« A voté » sous la contrainte

La France est un pays qui prend soin de la santé de ses administrés, quitte à les rudoyer quelque peu en les assommant d’injonctions nutritionnelles comminatoires telles la célèbre « manger 5 fruits et légumes par jour » qui correspondrait à ingurgiter la dose quotidienne de vitamines, minéraux et fibres nécessaire à l’organisme sans qu’il soit précisé si le consommateur obéissant a ingéré en même temps une quantité substantielle de pesticides.
Le citoyen modèle sait qu’il lui faut pratiquer une activité physique régulière, éviter de manger trop gras, trop sucré, trop salé et ne pas grignoter entre les repas mais il semble oublier son devoir le plus sacré, s’il veut pérenniser l’esprit Charlie si cher à nos gouvernants, celui d’aller voter.

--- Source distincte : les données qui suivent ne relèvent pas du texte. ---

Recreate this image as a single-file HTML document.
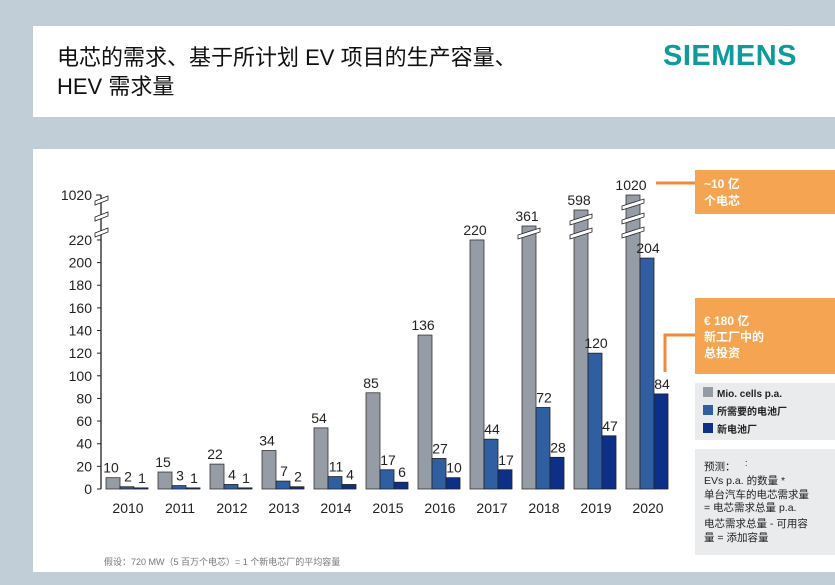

Ainsi le bon docteur Bartolone qui a été appelé au chevet de notre démocratie a fort bien décrit son triste état de santé « notre République est aujourd'hui malade de phénomènes de repli, de cloisonnement, d'entre-soi » et déploré que « les absents des marches des 10 et 11 janvier » se soient mis à l’écart du sentiment d’appartenance républicaine.

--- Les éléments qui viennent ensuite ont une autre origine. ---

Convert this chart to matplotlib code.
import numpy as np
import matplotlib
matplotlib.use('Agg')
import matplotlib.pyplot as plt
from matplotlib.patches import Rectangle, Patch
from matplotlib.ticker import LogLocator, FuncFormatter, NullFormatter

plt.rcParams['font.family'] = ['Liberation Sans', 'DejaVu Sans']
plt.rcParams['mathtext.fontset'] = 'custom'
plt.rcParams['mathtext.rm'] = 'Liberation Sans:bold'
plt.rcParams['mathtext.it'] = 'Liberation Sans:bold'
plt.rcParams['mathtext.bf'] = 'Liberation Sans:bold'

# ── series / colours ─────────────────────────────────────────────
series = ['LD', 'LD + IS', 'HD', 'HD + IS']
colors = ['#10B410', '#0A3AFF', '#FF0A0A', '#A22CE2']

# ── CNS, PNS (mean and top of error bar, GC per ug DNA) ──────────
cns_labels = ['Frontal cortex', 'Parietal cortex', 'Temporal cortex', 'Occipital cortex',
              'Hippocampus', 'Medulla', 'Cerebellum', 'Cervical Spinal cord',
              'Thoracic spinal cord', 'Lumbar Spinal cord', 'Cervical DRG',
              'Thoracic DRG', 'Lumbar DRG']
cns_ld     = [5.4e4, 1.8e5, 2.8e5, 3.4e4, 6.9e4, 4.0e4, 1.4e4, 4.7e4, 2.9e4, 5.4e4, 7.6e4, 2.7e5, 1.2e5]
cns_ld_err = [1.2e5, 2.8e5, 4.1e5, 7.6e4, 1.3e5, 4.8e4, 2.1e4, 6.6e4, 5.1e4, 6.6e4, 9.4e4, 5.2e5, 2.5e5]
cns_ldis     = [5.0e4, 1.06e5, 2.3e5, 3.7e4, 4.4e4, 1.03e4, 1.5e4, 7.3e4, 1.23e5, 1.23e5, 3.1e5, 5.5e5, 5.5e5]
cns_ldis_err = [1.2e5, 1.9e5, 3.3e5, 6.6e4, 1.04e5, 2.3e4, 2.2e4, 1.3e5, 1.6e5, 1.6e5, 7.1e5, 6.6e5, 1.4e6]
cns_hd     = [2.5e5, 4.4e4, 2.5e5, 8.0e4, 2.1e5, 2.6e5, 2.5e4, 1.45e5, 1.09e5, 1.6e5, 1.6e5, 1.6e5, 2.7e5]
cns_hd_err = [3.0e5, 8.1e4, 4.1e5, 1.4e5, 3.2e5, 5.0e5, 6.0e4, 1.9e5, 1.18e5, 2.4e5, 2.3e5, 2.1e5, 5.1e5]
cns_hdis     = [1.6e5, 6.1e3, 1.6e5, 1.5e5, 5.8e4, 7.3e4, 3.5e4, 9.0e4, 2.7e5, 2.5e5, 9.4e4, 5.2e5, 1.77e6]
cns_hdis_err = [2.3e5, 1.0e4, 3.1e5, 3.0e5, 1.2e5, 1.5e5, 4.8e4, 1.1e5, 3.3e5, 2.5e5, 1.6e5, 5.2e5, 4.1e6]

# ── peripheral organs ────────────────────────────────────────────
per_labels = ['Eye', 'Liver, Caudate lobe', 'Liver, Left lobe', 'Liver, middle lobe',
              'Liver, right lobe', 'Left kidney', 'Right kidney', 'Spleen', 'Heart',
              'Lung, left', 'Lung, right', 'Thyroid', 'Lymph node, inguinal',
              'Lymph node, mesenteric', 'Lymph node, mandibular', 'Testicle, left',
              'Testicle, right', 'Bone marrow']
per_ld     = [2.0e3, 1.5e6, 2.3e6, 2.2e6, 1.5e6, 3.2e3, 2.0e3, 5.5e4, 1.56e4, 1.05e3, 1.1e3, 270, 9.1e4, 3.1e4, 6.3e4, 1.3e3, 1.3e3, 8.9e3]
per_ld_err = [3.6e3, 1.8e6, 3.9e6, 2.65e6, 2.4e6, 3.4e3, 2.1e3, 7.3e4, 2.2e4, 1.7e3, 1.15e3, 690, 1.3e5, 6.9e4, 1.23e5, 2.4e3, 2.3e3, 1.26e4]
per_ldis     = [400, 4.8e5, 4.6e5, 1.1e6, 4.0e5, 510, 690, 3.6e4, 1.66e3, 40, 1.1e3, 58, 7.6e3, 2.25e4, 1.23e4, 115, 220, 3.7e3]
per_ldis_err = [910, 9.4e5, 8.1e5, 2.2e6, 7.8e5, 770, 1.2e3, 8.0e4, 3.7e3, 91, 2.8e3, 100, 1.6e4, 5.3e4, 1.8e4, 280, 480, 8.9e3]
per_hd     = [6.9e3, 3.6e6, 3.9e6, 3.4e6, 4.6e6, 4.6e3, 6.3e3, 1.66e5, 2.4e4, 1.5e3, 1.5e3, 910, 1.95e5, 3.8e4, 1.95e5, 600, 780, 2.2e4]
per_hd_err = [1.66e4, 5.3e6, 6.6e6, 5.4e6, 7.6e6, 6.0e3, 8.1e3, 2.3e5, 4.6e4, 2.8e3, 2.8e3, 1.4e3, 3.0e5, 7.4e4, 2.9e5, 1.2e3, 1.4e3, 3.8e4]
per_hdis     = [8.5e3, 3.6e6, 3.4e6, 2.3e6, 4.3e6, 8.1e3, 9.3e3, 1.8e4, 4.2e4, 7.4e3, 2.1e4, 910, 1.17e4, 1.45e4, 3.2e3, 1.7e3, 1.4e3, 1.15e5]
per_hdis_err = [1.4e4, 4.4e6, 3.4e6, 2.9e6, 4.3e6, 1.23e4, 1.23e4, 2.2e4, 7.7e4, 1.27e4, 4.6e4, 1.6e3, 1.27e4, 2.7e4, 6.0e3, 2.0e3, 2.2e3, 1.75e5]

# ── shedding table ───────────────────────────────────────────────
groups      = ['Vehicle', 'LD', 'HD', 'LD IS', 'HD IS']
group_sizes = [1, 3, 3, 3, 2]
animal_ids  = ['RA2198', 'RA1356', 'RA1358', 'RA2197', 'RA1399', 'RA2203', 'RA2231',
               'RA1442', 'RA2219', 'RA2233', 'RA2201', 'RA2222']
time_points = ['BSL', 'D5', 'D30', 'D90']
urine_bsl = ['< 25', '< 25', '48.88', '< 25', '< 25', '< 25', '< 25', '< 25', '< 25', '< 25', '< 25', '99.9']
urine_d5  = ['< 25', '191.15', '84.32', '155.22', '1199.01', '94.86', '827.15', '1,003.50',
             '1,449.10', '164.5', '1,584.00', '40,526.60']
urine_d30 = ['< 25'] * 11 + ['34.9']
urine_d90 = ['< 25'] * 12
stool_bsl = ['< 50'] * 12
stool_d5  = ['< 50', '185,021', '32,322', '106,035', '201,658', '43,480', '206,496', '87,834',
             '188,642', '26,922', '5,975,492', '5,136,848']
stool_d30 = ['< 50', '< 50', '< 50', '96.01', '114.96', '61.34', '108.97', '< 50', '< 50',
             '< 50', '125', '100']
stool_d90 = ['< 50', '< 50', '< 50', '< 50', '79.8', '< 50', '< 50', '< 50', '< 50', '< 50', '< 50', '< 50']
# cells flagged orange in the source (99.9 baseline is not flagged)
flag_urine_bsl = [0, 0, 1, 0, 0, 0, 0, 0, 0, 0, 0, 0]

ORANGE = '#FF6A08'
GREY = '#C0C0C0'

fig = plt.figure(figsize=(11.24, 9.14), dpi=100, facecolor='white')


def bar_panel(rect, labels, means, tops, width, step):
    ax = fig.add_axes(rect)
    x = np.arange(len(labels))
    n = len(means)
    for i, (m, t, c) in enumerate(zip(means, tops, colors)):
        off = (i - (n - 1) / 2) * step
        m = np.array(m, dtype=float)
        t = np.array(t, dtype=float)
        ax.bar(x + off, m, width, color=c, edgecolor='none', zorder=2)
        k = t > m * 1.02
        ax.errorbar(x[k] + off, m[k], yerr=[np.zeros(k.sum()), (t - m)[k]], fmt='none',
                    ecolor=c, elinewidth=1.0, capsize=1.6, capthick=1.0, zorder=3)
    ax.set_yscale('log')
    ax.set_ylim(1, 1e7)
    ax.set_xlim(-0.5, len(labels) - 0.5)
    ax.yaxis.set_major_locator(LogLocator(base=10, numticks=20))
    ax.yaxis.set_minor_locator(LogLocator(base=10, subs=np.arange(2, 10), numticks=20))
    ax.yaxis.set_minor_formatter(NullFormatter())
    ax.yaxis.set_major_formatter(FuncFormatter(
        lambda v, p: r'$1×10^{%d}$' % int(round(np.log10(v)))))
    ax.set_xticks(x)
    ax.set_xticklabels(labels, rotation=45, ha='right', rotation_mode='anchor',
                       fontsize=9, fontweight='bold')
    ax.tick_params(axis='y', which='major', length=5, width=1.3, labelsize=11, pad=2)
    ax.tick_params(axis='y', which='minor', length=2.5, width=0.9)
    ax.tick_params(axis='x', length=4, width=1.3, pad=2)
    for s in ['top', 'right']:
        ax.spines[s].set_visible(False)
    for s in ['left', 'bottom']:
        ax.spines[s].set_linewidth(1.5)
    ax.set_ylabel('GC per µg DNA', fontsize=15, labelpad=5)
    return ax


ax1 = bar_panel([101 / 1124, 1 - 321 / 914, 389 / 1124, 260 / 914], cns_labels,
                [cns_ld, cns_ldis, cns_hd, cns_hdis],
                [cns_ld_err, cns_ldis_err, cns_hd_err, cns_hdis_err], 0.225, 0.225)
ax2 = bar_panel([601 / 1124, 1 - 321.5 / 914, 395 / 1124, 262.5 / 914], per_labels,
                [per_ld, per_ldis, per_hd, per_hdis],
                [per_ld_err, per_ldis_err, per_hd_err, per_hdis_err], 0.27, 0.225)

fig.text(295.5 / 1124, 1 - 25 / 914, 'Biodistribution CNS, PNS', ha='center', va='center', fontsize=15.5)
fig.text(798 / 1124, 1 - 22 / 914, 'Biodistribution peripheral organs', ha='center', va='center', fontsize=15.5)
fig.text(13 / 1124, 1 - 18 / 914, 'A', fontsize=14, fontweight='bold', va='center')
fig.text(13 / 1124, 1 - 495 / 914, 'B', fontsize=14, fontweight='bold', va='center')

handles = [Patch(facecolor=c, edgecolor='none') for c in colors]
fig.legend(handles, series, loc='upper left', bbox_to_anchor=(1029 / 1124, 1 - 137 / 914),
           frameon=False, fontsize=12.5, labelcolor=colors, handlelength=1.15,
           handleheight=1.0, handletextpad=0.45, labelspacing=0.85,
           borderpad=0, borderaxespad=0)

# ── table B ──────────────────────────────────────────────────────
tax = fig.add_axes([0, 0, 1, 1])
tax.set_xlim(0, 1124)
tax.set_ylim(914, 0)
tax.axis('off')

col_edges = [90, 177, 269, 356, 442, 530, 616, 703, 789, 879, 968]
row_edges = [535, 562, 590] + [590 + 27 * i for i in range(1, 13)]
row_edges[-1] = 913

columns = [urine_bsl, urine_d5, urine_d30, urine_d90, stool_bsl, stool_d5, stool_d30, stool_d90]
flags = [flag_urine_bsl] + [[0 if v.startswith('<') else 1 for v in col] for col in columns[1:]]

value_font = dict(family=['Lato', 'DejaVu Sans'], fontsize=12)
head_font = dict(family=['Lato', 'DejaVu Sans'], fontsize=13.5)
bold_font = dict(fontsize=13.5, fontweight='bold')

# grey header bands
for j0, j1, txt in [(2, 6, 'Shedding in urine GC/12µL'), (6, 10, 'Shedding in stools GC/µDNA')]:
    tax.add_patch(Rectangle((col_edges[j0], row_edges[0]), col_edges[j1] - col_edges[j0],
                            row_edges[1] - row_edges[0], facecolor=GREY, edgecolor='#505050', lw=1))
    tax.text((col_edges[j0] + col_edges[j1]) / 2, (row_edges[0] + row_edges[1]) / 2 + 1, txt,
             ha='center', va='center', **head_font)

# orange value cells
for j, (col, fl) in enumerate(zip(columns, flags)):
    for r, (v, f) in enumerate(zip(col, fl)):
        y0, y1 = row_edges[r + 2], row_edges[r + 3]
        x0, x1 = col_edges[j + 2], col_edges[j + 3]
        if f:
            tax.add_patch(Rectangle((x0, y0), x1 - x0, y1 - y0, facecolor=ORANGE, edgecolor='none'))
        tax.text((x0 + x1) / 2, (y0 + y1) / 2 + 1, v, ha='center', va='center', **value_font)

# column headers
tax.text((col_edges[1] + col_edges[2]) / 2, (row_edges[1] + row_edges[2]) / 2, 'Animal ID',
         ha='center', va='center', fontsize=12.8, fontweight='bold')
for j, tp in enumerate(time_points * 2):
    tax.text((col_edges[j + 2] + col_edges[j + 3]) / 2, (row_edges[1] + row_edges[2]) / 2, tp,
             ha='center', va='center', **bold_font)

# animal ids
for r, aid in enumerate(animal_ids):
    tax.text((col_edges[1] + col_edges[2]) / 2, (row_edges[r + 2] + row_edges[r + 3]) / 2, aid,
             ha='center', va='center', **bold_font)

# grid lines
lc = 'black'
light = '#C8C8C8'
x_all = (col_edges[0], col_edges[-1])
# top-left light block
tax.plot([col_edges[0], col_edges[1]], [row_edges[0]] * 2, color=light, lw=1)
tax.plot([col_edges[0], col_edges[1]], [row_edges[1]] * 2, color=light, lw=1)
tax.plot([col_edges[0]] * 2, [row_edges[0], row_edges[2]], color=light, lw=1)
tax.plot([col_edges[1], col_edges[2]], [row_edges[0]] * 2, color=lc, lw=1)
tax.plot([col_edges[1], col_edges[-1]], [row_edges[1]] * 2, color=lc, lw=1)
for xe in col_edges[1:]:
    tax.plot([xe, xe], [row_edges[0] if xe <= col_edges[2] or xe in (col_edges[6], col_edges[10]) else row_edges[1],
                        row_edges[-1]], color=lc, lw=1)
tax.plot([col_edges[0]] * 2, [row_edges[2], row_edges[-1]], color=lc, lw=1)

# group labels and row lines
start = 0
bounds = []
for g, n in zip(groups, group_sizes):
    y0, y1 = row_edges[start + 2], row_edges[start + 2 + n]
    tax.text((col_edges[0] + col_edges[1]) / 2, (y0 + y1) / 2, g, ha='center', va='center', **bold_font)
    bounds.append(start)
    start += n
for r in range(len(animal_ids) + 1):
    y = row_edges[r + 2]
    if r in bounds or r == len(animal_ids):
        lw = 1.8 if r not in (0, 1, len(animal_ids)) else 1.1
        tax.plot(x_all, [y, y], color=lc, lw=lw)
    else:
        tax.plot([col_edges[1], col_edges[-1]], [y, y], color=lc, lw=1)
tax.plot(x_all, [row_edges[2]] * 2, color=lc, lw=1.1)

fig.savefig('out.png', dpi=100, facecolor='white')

Après avoir posé ce diagnostic impitoyable, il propose de mettre en place une médication radicale, en forme d’injonction thérapeutique, l’obligation pour tout citoyen d’aller déposer son bulletin dans l’urne quand on le sollicite.
C’est une mesure qui devrait plaire aux poissons pour lesquels les jours de scrutins seraient décrétés jours féries mais c’est oublier un peu vite que l’électeur, même non pécheur à la ligne, agit comme un consommateur et si l’offre politique qu’on lui présente à l’étal ne lui convient pas, il n’achète pas.
Votez, c’est un ordre ! c’est le nouveau slogan lancé par Barto du haut de son perchoir, vous n’aimez pas ce qu’on vous propose à la cantine, il faudra vous forcer, cesser de faire les difficiles, sous peine de sanctions. A la célèbre expression « a voté » prononcée lorsque vous introduisez votre bulletin dans l’urne, vous pourrez ajouter avec un rictus désapprobateur « sous la contrainte ».
Le Président de l’Assemblée qui se rase tous les matins en se rêvant sous-calife à la place de l’actuel tenancier de Matignon devrait plutôt s’interroger sur les raisons qui poussent une part de plus en plus importante de français à l’abstention.
Mais c’est sans doute trop lui demander que de l’inciter en compagnie de ses collègues à se livrer à un travail d’introspection collective pour tenter de comprendre la désaffection croissante du peuple pour la « chose publique »
C’est avec Michel Sapin le distingué penseur solférinien qui après avoir négocié avec virtuosité la courbe du chômage semble avoir retrouvé la sagesse du philosophe que nous terminerons ce billet « Le débat sur le vote obligatoire est un bon débat, mais je ne sais pas moi même comment je le conclurai dans ma tête » a t-il déclaré le jeudi 16 avril.
Il est donc urgent d’attendre que le grand argentier pour l’instant fort occupé à nettoyer les finances publiques ne se décide à faire le ménage dans sa tête, mais au moins cette lumineuse idée tant de fois resucée aura t-elle fait exister médiatiquement pour un moment le locataire du Palais Bourbon.